La transition vers une information hybride, parfois papier, parfois entièrement numérique, ne s’est pas faite sans heurts pour les médias québécois. Comme partout dans le monde, la recherche d’un modèle de revenus qui assurerait la pérennité de l’information s’est faite au rythme des mises à pied et des fermetures des salles de presse.
C’est une génération entière de nouveaux journalistes qui ont été préparés à la précarité professionnelle dès les bancs d’école. Or, la situation économique de certains médias semble enfin se stabiliser. La pandémie a eu des retombées positives dans les salles de presse et a amené un afflux de lectrices et de lecteurs, de même que de nouveaux revenus publicitaires, notamment des différents paliers gouvernementaux.
« Je suis très optimiste en ce qui concerne le futur du Devoir, j’ai l’impression que la volonté gouvernementale est là. Les gens comprennent l’importance de la liberté de la presse », explique Andréanne Bédard, présidente du syndicat de la rédaction du Devoir.

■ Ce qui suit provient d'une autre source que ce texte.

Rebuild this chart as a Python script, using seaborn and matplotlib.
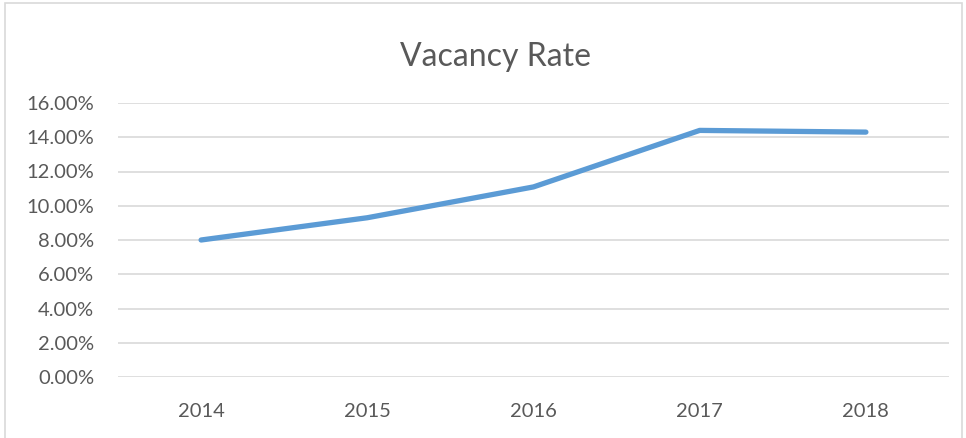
import pandas as pd
import seaborn as sns
import matplotlib.pyplot as plt
from matplotlib.ticker import PercentFormatter
from matplotlib.patches import Rectangle

years = ['2014', '2015', '2016', '2017', '2018']
vacancy = [8.0, 9.3, 11.1, 14.4, 14.3]
yticks = [0, 2, 4, 6, 8, 10, 12, 14, 16]

df = pd.DataFrame({'Year': years, 'Vacancy': vacancy})

sns.set_style('white')
plt.rcParams['font.family'] = ['Lato', 'DejaVu Sans']

fig = plt.figure(figsize=(9.66, 4.38), dpi=100)
ax = fig.add_axes([118 / 966, 1 - 377 / 438, (949 - 118) / 966, (377 - 103) / 438])

sns.lineplot(x=range(len(years)), y='Vacancy', data=df, ax=ax,
             color='#5B9BD5', linewidth=3.8, solid_capstyle='round', solid_joinstyle='round')

ax.set_xlim(-0.5, len(years) - 0.5)
ax.set_ylim(0, 16)
ax.set_yticks(yticks)
ax.yaxis.set_major_formatter(PercentFormatter(decimals=2))
ax.set_xticks(range(len(years)))
ax.set_xticklabels(years)
ax.grid(axis='y', color='#D9D9D9', linewidth=1.2)
ax.set_axisbelow(True)
for s in ax.spines.values():
    s.set_visible(False)
ax.tick_params(axis='both', length=0, labelsize=14.5, colors='#595959')
ax.tick_params(axis='y', pad=17)
ax.tick_params(axis='x', pad=19)
ax.set_xlabel('')
ax.set_ylabel('')

fig.text(495 / 966, 1 - 57 / 438, 'Vacancy Rate', ha='center', va='center',
         fontsize=23, color='#595959')

# chart frame
fig.patches.append(Rectangle((5 / 966, -0.05), 957 / 966, 1.05 - 3 / 438,
                             transform=fig.transFigure, fill=False,
                             edgecolor='#D9D9D9', linewidth=1.2))

fig.savefig('out.png', dpi=100)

Même son de cloche du côté de La Presse, qui a amorcé quant à elle l’année 2023 avec des bénéfices évalués à 11 millions de dollars.
Le chemin a toutefois été long pour que le gouvernement agisse concrètement afin d’assurer la viabilité et l’indépendance des médias d’information, et c’est notamment la pression mise par la Fédération nationale de la culture et des communications–CSN qui a permis d’obtenir la mise en place d’un crédit d’impôt remboursable de 35 % pour la masse salariale des salles de nouvelles.

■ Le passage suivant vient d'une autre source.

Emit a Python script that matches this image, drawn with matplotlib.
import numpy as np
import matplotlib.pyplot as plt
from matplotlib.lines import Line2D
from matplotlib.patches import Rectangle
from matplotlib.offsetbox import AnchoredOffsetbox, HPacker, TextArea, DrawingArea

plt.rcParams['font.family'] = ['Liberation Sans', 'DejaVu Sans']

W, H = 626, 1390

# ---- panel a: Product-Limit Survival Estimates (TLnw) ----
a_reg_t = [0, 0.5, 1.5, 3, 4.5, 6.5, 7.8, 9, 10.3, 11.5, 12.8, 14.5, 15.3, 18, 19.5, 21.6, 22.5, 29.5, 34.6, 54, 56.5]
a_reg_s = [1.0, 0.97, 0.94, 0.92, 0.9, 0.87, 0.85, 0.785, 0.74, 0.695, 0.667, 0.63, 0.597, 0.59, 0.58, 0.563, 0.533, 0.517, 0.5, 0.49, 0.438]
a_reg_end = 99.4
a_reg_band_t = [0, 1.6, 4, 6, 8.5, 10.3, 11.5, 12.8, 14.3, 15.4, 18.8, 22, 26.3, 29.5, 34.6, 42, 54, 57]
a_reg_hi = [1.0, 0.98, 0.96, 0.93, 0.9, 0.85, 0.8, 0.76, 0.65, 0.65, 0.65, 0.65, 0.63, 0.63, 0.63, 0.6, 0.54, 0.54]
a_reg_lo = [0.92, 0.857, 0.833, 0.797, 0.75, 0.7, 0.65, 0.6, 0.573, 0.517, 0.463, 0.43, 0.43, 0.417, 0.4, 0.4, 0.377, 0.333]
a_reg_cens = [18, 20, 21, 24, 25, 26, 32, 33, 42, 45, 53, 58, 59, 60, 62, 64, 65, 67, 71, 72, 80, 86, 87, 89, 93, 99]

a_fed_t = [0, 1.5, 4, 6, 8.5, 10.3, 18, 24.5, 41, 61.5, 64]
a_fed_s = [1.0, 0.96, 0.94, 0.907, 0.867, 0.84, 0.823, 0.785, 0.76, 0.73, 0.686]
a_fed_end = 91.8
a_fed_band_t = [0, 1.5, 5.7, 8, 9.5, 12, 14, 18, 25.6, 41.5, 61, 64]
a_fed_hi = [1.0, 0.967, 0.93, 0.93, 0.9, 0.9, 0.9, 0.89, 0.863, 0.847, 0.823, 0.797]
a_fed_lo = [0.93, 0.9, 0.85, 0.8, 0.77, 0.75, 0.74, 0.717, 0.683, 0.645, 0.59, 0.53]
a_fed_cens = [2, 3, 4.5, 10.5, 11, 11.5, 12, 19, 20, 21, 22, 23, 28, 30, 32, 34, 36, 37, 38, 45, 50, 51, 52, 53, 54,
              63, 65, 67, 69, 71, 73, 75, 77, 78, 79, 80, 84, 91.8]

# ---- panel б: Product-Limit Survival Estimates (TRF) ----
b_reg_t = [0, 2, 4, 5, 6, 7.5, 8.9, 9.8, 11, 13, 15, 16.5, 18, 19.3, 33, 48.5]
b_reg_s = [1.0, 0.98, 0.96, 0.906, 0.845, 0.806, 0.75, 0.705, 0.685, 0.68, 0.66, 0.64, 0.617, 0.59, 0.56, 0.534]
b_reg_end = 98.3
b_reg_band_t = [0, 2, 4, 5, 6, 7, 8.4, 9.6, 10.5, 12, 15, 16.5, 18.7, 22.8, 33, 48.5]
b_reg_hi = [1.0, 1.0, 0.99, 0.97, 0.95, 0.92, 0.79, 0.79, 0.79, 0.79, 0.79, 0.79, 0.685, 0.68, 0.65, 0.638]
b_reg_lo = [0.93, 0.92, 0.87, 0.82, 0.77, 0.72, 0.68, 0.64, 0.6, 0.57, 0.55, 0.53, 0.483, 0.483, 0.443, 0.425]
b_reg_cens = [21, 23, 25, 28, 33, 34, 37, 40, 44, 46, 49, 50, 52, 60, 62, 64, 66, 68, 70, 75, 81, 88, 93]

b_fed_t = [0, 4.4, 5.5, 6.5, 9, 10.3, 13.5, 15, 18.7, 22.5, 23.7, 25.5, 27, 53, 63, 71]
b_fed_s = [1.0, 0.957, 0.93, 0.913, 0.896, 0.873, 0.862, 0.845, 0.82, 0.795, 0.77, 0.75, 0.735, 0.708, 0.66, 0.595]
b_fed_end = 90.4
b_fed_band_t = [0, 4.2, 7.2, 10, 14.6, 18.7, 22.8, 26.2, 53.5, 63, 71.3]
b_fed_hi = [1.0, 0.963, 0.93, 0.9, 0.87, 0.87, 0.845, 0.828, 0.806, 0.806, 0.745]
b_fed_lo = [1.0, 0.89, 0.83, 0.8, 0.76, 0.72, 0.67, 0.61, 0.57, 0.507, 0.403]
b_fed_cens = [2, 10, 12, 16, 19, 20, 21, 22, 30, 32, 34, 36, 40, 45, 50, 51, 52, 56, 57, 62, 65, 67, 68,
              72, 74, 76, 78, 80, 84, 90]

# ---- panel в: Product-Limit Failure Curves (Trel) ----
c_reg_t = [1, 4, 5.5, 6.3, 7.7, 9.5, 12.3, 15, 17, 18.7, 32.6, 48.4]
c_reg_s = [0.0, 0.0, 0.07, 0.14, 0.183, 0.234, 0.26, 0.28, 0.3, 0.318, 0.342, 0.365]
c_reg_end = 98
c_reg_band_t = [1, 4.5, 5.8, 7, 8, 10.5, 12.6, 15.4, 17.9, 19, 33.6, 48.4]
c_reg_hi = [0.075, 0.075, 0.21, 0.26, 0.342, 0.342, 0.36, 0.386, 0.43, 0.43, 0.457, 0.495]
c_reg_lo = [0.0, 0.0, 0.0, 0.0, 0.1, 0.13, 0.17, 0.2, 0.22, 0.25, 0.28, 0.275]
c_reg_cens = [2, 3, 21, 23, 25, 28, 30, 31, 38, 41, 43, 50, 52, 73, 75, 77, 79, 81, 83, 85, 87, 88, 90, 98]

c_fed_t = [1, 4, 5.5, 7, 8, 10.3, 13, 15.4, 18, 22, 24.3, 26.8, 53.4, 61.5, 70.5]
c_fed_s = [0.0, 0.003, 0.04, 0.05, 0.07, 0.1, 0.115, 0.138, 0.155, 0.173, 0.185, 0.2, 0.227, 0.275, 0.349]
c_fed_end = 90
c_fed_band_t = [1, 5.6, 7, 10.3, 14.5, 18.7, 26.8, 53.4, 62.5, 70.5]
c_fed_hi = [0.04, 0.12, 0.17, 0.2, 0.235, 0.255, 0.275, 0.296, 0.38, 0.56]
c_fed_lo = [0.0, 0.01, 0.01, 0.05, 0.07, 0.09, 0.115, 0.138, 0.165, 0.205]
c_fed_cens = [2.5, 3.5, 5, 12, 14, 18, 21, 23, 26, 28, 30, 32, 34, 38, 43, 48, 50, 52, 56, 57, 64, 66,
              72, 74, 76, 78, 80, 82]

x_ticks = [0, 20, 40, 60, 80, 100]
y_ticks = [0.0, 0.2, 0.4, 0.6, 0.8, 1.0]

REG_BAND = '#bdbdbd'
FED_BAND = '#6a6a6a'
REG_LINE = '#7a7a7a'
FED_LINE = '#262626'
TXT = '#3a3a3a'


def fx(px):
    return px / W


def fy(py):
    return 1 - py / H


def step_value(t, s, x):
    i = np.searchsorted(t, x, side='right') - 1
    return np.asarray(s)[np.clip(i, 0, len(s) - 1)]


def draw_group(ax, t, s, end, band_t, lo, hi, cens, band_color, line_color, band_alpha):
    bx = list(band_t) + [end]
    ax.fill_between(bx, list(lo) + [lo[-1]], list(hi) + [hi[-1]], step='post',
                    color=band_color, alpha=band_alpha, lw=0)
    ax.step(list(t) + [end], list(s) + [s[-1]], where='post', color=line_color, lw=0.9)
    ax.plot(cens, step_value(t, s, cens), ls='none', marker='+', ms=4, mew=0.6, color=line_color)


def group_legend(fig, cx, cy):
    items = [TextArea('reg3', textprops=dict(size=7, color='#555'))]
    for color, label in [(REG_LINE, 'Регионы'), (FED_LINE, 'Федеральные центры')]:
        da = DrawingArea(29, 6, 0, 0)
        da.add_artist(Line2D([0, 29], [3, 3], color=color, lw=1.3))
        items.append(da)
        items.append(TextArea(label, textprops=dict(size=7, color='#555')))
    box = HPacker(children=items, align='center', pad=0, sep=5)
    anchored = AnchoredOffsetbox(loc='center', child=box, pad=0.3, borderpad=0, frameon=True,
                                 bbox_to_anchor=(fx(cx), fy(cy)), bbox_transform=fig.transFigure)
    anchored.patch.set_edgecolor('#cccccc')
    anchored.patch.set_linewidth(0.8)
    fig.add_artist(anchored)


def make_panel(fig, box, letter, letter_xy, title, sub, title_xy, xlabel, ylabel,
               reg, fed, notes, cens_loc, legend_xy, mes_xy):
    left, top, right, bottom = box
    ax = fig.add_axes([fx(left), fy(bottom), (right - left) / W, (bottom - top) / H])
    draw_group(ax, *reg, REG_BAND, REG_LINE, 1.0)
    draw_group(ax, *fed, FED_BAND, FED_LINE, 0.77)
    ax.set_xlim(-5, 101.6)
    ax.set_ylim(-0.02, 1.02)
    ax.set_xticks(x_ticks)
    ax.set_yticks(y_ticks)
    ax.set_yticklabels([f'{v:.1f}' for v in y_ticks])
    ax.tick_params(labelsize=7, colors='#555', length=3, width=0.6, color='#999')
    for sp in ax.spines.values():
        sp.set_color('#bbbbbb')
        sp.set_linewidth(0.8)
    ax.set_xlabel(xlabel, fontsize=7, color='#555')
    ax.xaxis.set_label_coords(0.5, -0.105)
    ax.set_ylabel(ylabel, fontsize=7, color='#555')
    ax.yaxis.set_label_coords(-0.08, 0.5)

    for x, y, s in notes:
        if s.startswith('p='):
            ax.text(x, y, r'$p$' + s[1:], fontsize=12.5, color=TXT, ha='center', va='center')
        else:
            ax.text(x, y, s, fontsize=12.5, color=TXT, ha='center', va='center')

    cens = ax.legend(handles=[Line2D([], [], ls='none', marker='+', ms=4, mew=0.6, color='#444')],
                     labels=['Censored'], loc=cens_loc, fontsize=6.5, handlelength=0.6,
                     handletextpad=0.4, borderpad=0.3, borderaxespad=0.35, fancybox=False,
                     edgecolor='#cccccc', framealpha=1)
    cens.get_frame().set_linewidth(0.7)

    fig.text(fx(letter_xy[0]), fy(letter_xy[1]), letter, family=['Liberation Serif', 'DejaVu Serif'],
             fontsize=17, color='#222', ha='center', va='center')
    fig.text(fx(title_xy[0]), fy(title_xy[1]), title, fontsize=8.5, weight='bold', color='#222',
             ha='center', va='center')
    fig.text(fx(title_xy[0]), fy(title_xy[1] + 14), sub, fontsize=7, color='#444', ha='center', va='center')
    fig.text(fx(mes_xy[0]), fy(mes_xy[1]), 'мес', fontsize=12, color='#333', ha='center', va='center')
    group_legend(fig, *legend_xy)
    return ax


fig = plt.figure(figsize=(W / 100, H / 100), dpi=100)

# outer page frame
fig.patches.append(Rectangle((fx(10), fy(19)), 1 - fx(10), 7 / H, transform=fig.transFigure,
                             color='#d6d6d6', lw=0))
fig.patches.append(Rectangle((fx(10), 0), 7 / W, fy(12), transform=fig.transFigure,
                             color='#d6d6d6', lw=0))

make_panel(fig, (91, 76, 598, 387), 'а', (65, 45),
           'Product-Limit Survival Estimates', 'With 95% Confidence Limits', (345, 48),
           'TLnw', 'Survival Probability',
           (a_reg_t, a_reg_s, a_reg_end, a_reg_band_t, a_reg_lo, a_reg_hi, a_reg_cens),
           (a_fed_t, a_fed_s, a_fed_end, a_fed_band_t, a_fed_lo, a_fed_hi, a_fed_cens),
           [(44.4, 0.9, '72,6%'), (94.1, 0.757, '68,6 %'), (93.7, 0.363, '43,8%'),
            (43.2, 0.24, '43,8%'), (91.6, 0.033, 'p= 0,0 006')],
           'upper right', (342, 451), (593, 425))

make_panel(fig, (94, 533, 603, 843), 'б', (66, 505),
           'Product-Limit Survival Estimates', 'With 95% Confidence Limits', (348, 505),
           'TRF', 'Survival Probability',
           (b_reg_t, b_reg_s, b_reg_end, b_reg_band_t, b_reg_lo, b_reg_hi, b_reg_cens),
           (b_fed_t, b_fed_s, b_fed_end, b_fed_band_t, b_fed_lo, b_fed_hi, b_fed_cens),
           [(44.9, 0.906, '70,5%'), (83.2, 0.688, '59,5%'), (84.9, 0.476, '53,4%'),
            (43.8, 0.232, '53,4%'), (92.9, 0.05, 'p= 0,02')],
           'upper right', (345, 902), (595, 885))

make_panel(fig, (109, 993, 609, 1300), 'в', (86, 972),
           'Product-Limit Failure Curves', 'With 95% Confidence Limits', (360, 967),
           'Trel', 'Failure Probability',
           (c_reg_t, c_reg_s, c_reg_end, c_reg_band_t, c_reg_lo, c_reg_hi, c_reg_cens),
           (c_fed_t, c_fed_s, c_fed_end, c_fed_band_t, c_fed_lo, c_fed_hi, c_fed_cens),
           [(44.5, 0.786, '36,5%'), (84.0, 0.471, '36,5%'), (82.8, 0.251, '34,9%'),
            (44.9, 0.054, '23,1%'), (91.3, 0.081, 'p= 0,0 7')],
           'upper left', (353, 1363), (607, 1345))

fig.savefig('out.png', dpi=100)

Sur le plan canadien, les travailleuses et les travailleurs du domaine de l’information devraient bientôt pouvoir compter sur l’adoption de la loi C-18 qui forcerait les Google et Facebook de ce monde à négocier des ententes d’indemnisation équitables avec les médias pour le partage de leurs contenus journalistiques, un autre gain de la FNCC–CSN.
Une réalité en demi-teinte
La situation semble plus difficile du côté de la nouvelle Coopérative nationale de l’information indépendante (CN2i) qui rassemble une série de quotidiens régionaux (Le Soleil, Le Droit, Le Quotidien, La Voix de l’Est, La Tribune et Le Nouvelliste). Alors qu’ils avaient réussi à conserver l’édition papier de leurs journaux jusqu’à maintenant, ils se voient finalement forcés de transitionner totalement vers le numérique. Sur le banc des accusés, le coût toujours plus élevé de la production et de la distribution du papier. Cette transition s’accompagne de compressions d’une centaine d’emplois, soit près du tiers des effectifs de la coopérative.

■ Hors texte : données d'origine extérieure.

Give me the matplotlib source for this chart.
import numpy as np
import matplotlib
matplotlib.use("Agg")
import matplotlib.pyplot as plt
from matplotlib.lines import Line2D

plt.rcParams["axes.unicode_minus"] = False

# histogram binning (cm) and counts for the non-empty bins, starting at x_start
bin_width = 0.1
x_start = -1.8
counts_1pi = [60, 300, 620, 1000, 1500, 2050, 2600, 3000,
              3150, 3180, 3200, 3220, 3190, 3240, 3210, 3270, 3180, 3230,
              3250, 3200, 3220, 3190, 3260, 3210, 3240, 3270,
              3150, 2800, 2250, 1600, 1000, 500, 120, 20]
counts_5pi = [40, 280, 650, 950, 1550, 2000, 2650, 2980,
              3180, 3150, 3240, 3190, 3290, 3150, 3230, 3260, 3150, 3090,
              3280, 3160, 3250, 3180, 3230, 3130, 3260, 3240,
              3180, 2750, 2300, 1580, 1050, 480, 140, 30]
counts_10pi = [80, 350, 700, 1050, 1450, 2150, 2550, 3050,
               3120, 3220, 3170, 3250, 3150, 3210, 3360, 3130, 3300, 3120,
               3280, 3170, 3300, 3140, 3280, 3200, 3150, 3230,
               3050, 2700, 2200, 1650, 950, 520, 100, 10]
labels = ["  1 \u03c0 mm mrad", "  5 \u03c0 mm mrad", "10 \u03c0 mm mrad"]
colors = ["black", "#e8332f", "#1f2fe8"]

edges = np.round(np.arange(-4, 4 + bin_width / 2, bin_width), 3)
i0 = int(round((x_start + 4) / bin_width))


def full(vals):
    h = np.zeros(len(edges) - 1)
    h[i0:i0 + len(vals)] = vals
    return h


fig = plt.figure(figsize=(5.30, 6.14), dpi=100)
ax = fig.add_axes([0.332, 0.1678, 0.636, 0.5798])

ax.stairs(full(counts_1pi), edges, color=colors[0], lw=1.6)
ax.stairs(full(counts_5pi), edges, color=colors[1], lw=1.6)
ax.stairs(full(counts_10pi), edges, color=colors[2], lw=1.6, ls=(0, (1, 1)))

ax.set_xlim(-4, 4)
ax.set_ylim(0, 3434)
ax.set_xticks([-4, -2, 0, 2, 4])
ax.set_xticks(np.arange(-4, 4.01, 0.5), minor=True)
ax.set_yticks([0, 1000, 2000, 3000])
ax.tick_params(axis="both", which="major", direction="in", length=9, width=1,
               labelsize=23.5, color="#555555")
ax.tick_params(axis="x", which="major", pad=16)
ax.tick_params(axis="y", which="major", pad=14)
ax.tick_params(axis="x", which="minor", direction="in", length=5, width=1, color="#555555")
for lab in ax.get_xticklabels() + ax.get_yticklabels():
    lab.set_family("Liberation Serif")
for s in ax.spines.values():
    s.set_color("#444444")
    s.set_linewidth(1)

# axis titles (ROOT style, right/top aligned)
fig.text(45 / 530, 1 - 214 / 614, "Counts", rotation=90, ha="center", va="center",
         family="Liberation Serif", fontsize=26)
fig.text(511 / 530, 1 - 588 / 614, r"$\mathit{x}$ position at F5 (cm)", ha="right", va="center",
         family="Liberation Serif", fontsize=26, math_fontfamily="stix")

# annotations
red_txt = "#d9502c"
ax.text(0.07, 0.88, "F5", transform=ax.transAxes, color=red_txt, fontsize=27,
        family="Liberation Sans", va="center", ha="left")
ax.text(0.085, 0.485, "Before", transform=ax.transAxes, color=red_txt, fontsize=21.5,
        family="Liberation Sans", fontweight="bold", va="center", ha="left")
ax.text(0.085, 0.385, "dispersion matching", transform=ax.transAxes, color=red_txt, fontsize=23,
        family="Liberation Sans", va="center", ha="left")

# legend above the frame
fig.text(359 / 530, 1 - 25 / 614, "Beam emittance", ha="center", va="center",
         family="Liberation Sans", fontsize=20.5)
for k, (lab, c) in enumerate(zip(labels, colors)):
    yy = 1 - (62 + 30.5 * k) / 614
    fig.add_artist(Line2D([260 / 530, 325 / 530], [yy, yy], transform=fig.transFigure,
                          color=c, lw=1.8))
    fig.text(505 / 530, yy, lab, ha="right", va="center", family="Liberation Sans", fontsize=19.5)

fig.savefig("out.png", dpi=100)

À Montréal, la situation est précaire pour l’information locale, alors que la trentaine d’artisanes et d’artisans derrière le journal Métro et de ses hebdos de quartier pourraient bientôt perdre leur emploi. Métro Média attend toujours l’aide promise par l’administration Plante pour faire face à l’arrêt de la distribution des Publisac et à la perte draconienne de revenus publicitaires.
« Une vraie inquiétude règne au sein de la rédaction depuis quelque temps. On a tous conscience qu’il y a une crise dans l’industrie depuis plusieurs années, on sent que notre domaine d’emploi est précarisé », explique Zoé Magalhaes, présidente du syndicat montréalais de l’information qui représente les employé-es du Métro.
Ainsi, si la situation semble bonne dans certains grands médias, la santé financière est loin d’être au rendez-vous pour toutes et tous. Récemment, Québecor annonçait la suppression de 240 postes, dont 140 directement à TVA. De ces coupes, la majorité ne semble pas affecter les postes de journalistes, mais Pierre Karl Péladeau envisage de nouvelles compressions.
Du côté de Radio-Canada, c’est le spectre de Pierre Poilievre et du Parti conservateur qui angoisse. Ce dernier a récemment réitéré sa proposition de privatiser CBC/Radio-Canada s’il est porté au pouvoir lors des prochaines élections.
Les médias sont donc loin d’être sortis du bois et si certains font preuve d’optimisme, la majorité d’entre eux continuent de faire face aux défis que suppose la transformation en profondeur de leur modèle économique. La fin du modèle papier continue de s’imposer, mais bien futé celui ou celle qui prédira jusqu’où ira ce changement.